Both credit union and bank CDs offer federal deposit insurance, providing a similar level of security for depositors. Credit union deposits are insured by the National Credit Union Administration (NCUA) through its Share Insurance Fund, while bank deposits are insured by the Federal Deposit Insurance Corporation (FDIC). In both cases, individual accounts are insured up to $250,000 per depositor, per institution, for each account ownership category. This ensures that funds, including principal and accrued interest, are protected in the event of institutional failure, offering comparable safety.

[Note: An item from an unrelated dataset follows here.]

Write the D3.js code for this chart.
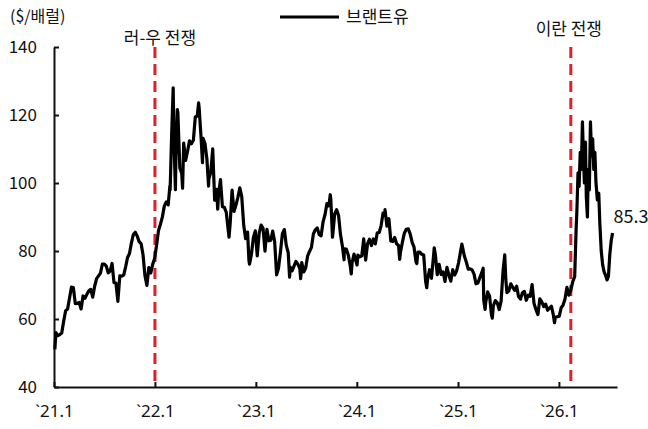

The operational structure also distinguishes these institutions. Credit unions operate as not-for-profit entities, meaning their primary goal is to serve their members rather than generate profits for shareholders. Earnings are reinvested to benefit members through lower fees, competitive interest rates on deposits, and lower loan rates. Conversely, banks are for-profit corporations owned by shareholders, with a focus on maximizing returns for those investors. This fundamental difference in structure can influence the rates and fees offered, with credit unions often providing more favorable terms due to their member-centric approach.

Opening a Credit Union CD Account

Opening a CD account at a credit union involves a few practical steps, beginning with meeting the institution’s membership eligibility requirements. Before applying for a CD, individuals must first qualify for and establish membership, which typically starts with opening a basic savings account. Eligibility often depends on factors such as geographic location, employer affiliation, or membership in a specific organization.

To complete the account opening process, certain documentation is required to verify identity and residency. This generally includes a valid government-issued identification, such as a driver’s license or passport, along with proof of address like a utility bill. A Social Security Number or Tax Identification Number is also necessary for tax reporting purposes.

Once membership eligibility is confirmed and documentation is gathered, the CD account can be opened. Many credit unions offer convenient application methods, including online platforms or in-person visits to a branch. An initial deposit is required to fund the CD, with amounts varying by institution and the specific CD product chosen. This initial funding can often be accomplished through electronic transfers from existing accounts or by check.